### YOUR INSTRUCTIONS
Return the lines from the one with "Generate a Python" through the one with "plt.rcParams['font.family'] = ['Liberation", exactly as they appear and with no pictures.

### GIVEN RECORDS
** begin **

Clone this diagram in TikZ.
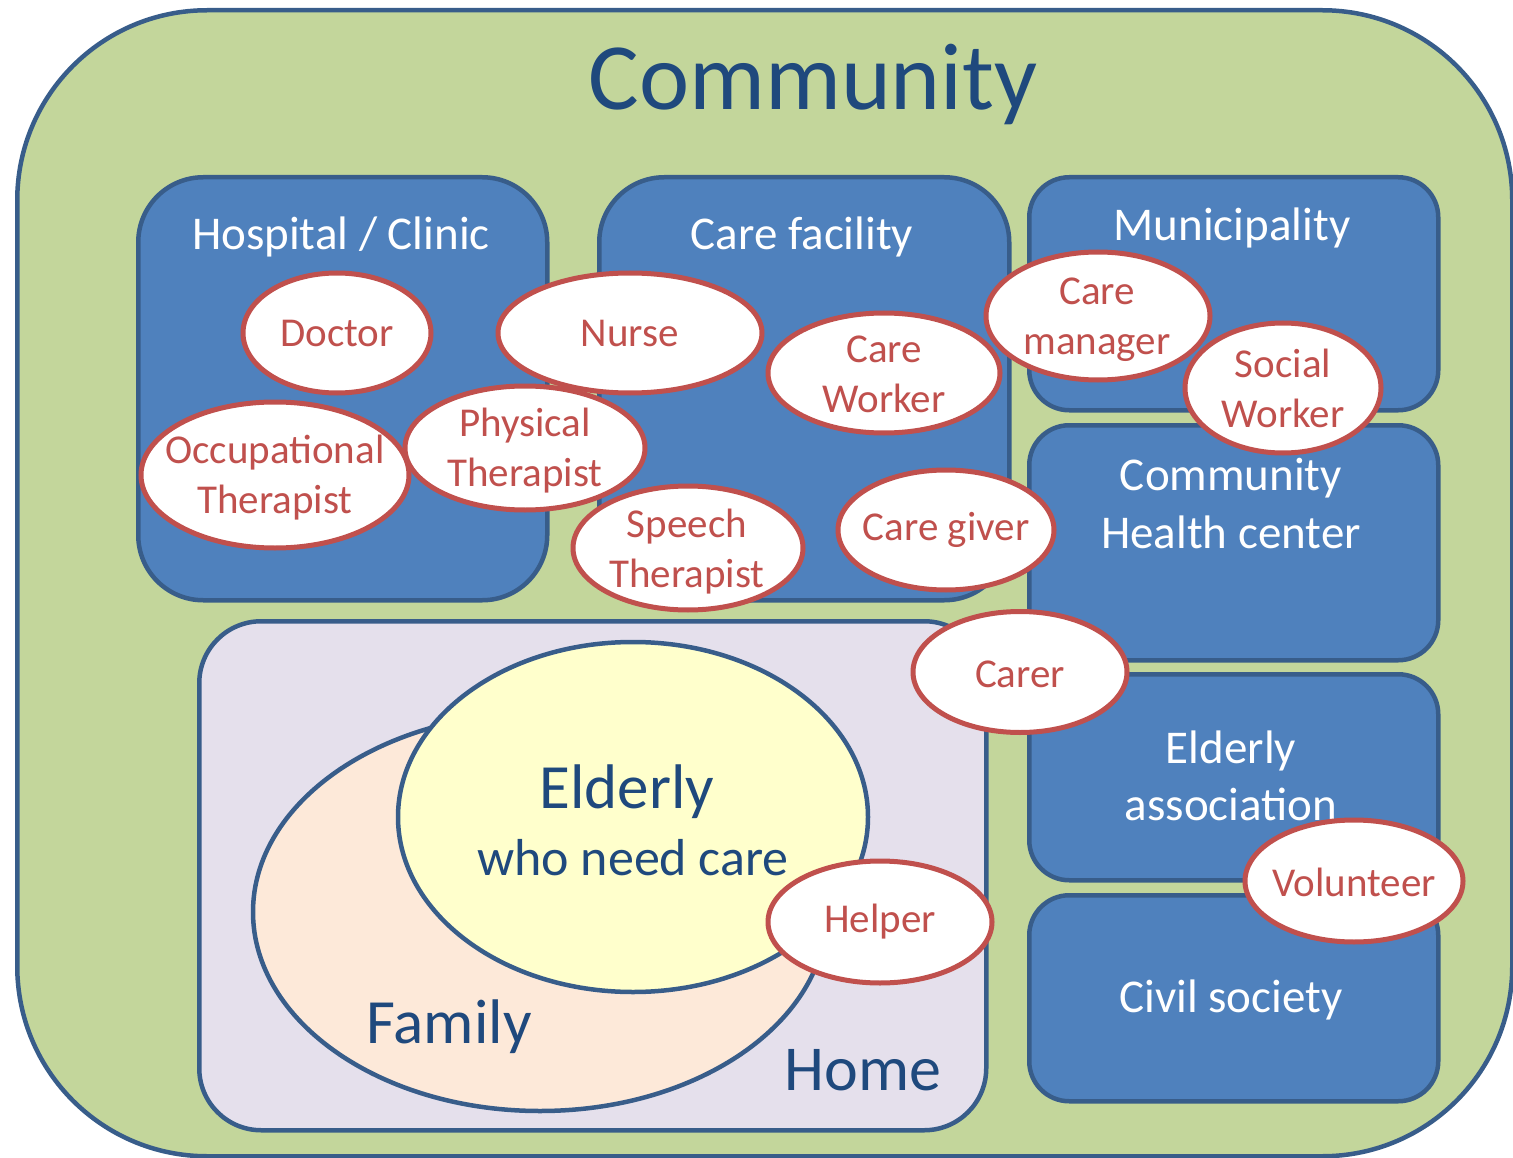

** end **
** begin **

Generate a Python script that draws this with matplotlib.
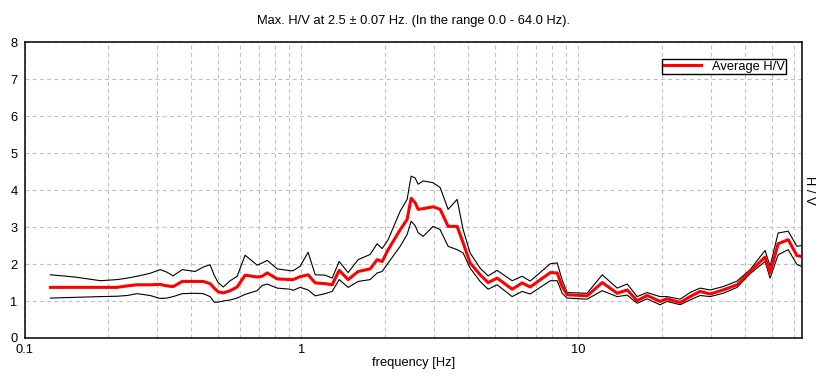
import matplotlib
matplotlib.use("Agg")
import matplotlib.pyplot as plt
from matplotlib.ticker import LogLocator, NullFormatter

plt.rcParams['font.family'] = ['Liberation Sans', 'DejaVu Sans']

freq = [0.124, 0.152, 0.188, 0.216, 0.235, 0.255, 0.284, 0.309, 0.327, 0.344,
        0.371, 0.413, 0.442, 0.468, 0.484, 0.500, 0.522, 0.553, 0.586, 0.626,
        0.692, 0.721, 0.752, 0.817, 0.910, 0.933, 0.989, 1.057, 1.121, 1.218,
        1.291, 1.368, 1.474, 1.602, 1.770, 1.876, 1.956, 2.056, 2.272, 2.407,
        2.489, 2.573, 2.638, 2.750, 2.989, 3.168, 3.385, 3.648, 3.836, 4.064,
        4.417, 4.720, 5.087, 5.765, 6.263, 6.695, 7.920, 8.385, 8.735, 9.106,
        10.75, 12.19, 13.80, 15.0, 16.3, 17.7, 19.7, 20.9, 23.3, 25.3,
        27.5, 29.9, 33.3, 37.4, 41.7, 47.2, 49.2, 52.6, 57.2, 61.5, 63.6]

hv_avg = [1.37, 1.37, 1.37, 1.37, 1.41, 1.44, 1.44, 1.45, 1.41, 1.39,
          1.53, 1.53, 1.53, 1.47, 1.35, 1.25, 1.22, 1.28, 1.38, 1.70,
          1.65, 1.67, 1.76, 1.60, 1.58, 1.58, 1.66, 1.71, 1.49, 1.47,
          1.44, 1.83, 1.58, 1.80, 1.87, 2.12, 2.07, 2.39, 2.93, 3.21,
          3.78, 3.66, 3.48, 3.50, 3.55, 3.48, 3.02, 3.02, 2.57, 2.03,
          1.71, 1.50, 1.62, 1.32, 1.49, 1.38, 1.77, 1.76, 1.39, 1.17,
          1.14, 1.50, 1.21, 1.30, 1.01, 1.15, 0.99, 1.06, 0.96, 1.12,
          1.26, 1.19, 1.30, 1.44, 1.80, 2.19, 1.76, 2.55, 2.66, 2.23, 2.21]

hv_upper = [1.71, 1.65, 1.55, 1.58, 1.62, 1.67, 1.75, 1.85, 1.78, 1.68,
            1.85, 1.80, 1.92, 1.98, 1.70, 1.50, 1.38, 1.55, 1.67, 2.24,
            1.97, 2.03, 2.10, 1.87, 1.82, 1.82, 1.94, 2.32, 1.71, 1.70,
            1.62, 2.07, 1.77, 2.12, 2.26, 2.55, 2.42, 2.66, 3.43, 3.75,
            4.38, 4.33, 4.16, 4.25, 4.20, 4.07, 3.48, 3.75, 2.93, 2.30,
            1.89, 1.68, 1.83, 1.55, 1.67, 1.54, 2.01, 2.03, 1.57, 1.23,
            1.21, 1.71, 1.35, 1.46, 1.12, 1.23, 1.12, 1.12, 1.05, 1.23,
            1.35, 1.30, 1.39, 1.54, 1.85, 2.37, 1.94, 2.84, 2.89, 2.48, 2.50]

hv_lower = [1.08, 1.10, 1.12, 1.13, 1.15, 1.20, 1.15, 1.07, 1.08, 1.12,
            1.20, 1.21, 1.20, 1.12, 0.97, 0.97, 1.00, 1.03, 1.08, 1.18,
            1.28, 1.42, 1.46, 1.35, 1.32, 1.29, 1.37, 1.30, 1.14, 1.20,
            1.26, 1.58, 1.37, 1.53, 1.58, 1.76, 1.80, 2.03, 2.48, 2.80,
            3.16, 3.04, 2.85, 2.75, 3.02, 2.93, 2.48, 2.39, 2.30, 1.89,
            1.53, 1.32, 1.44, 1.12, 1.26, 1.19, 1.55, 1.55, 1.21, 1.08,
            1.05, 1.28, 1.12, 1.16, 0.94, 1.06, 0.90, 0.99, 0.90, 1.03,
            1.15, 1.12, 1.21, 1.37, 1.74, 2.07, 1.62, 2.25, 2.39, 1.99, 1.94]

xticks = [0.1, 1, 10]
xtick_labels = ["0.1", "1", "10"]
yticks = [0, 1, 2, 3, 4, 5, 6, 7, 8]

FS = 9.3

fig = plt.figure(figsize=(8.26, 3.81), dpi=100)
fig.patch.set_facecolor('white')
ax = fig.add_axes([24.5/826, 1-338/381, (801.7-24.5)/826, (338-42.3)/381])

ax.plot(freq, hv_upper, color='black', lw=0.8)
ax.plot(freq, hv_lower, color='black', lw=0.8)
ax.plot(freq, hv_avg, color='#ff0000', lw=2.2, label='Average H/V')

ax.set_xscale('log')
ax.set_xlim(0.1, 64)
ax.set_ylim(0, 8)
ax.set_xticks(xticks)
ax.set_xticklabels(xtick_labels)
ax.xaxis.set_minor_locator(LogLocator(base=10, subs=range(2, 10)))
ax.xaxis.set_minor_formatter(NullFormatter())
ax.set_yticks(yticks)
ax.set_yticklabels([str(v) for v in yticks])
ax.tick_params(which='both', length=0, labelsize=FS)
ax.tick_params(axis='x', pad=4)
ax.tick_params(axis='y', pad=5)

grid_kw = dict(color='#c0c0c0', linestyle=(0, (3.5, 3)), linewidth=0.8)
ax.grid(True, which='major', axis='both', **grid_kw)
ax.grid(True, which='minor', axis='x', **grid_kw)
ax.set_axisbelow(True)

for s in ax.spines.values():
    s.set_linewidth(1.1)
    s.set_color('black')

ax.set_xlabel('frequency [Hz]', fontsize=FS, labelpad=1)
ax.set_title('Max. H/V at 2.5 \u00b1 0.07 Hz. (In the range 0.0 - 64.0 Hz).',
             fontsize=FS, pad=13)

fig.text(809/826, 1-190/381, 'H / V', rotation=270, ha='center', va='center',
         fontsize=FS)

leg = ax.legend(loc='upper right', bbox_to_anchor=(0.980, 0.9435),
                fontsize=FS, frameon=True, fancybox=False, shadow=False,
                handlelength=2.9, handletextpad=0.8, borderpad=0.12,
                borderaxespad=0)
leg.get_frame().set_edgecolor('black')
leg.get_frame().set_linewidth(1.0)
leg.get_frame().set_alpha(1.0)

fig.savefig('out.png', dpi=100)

** end **

### EXPECTED OUTPUT
Generate a Python script that draws this with matplotlib.
import matplotlib
matplotlib.use("Agg")
import matplotlib.pyplot as plt
from matplotlib.ticker import LogLocator, NullFormatter

plt.rcParams['font.family'] = ['Liberation Sans', 'DejaVu Sans']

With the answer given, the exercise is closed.